Dès lors, il paraît fondé qu’au cours de ce délai, l’agent URSSAF ne puisse engager une quelconque action après lui avoir adressé les différents documents explicitant la procédure en lien avec le contrôle opéré.
La Cour de cassation précise à ce titre que le fait pour l’agent de recouvrement d’envoyer au cotisant un échantillon pour investigation marque le point de départ des vérifications et donc du contrôle sur échantillonnage ou extrapolation qui, au cas particulier, avait donc débuté seulement un jour après l’envoi des documents portant information quant à la méthode d’échantillonnage et d’extrapolation.
La nullité du redressement : conséquence logique de l’irrégularité
Bien que la Cour de cassation, par la publication étendue de cet arrêt (PBI), ait souhaité lui donner une portée considérable, il n’en demeure pas moins que sa décision ne précise pas si le redressement opéré est nul en raison du non-respect de la procédure de contrôle. Elle laisse donc la Cour d’appel de renvoi statuer sur ce point.
Il n’en demeure pas moins que les précédents arrêts relatifs à ce type de contrôle laissent supposer qu’une telle irrégularité entraîne nécessairement l’annulation du redressement.
Effectivement, la Cour de cassation a d’ores et déjà considéré que le non-respect des dispositions de l’article R. 243-59-2 du Code de la sécurité sociale (Cass. 2e civ., 19 juin 2014 n°13-19.150 ; Cass. 2e civ., 9 février 2017, n°16-10.971) ou l’absence du recueil du consentement du cotisant à la méthode d’échantillonnage ou d’extrapolation (Cass. 2e civ., 15 mars 2018, n°17-11.891) (1) sont autant de raisons justifiant l’annulation du redressement opéré.
Il est donc essentiel de s’assurer, lors d’un contrôle, que l’ensemble de la procédure légale a bien été respectée, que ce soit dans le cadre d’une procédure de droit commun ou d’un redressement spécifique envisagé au titre du travail dissimulé : en vérifiant notamment le destinataire de l’avis de passage, les modalités d’enquêtes, le respect des délais et du principe du contradictoire, la jurisprudence s’avérant abondante et factuelle.
(1) Cette décision fait référence à l’absence « d’accord » de l’employeur.
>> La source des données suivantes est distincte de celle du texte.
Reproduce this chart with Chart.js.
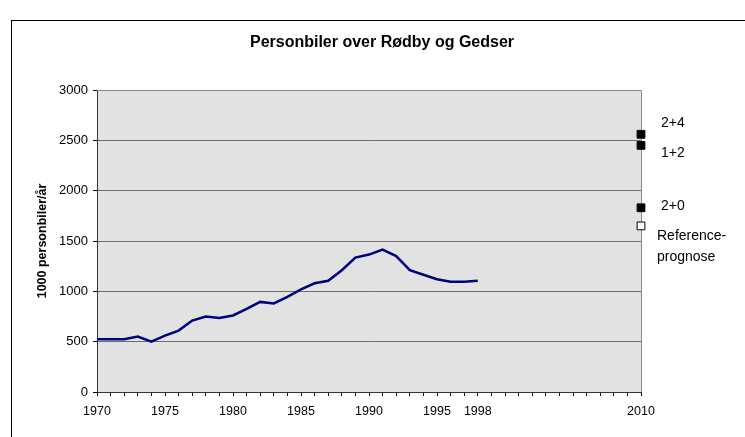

Il y aurait vraisemblablement pu y avoir un accord implicite, le silence pendant 15 jours caractérisant alors « l’absence d’opposition » telle que prévue par le texte. Mais en l’espèce, l’agent URSSAF n’avait absolument pas engagé la procédure requise et en particulier la communication des documents d’informations relatifs au contrôle engagé : il ne pouvait dés lors pas y avoir d’accord, implicite ou explicite, de l’employeur.